What do these stories have in common? They both involve short term expenses that were avoided that caused much more expensive consequences down the line. The reason that I didn’t get those tests done and that you or a fellow coworker doesn’t take time off to go to the doctor is the same reason – doing the prudent thing, the thing that saves more money in the long run, in our current system, is punished. You only get help when the problem is so out of control that it costs thousands of dollars and is an emergency. Or you die. Whichever comes first.

Since getting on Medicaid, I got the first dentist check-up in 6 years. I got my eyes checked and a new pair of glasses. My health is finally improving, and I’m finding out about all of the health problems that were slowly spiraling out of control in my 20’s because I couldn’t afford to go to the doctor. And I can’t help but think about how much better my life would have been and how much cheaper treatment would be if the first time I noticed symptoms I went in and got it dealt with instead of ignoring it and hoping that it would go away on its own because I couldn’t afford to go to the doctor.

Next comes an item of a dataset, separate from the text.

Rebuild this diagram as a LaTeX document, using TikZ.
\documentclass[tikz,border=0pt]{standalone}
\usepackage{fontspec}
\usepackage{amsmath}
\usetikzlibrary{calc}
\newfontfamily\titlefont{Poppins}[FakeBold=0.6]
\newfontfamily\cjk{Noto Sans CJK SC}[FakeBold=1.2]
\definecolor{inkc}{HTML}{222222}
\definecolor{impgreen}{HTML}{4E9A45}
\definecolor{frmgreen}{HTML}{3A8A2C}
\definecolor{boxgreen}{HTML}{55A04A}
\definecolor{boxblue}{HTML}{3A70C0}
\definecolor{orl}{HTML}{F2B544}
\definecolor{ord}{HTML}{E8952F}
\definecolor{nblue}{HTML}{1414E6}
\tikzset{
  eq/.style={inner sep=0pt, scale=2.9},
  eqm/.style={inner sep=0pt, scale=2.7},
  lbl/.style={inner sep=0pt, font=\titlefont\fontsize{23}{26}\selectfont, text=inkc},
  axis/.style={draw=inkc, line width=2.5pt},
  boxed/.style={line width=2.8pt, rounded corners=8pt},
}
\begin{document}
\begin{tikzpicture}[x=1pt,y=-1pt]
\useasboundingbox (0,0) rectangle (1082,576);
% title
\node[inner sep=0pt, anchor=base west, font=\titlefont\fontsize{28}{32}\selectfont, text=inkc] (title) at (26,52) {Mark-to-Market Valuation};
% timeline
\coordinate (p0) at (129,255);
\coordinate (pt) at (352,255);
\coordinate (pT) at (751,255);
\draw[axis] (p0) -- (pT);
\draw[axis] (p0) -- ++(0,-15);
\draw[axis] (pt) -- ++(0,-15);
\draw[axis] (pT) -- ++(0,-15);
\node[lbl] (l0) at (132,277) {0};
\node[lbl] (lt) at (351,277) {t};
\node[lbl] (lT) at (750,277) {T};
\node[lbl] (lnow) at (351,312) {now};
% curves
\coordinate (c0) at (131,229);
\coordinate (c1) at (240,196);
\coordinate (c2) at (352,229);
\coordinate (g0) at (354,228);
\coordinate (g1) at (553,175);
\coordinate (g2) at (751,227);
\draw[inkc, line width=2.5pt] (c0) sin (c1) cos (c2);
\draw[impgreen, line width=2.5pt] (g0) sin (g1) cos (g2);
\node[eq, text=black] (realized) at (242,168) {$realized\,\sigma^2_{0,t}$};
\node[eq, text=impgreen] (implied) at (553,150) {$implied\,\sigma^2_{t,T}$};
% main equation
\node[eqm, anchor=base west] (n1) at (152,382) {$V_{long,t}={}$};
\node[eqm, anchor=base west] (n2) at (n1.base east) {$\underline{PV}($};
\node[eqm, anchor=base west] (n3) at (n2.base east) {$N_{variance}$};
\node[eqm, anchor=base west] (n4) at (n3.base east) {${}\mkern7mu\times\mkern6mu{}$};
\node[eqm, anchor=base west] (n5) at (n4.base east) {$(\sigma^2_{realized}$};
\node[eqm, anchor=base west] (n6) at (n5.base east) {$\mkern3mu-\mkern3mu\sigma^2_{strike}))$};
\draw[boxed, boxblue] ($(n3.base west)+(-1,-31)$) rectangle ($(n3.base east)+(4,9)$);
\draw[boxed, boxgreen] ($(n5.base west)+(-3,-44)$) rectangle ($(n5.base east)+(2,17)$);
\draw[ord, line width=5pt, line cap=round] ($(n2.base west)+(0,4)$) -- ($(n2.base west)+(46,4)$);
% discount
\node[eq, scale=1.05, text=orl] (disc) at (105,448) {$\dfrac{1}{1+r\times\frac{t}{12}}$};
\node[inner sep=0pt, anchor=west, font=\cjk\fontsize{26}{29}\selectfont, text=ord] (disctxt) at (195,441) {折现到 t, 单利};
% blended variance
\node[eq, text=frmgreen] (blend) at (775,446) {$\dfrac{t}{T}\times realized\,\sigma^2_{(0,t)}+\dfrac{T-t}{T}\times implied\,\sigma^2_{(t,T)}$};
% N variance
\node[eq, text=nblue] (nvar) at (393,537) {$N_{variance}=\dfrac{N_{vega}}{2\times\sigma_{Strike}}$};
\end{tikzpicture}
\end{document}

So, I think that giving everyone cheap, easy access to medical help would be less expensive for the government, and in turn, the taxpayers in the long-run. Also, with more people healthy and able to hold down jobs, we’d have more people buying and selling services, making a healthier economy, and more people able to pay taxes.

Here’s a metaphor that makes it pretty clear. You give your car regular tune-ups, oil changes, go to the mechanic any time your car makes a funny noise. Sometimes it’s nothing, sometimes it’s not, but the problem was caught early so fixing it isn’t a big deal. Barring an accident, it runs for you like a dream for 30 years. If you didn’t do that, within a couple years your car’s engine seizes and self-destructs. You’re faced with a terrible decision – pay to replace the motor (thousands of dollars) or pay for a new car (also thousands of dollars). The American people are the car. How should we be treated, to make us less expensive and more useful?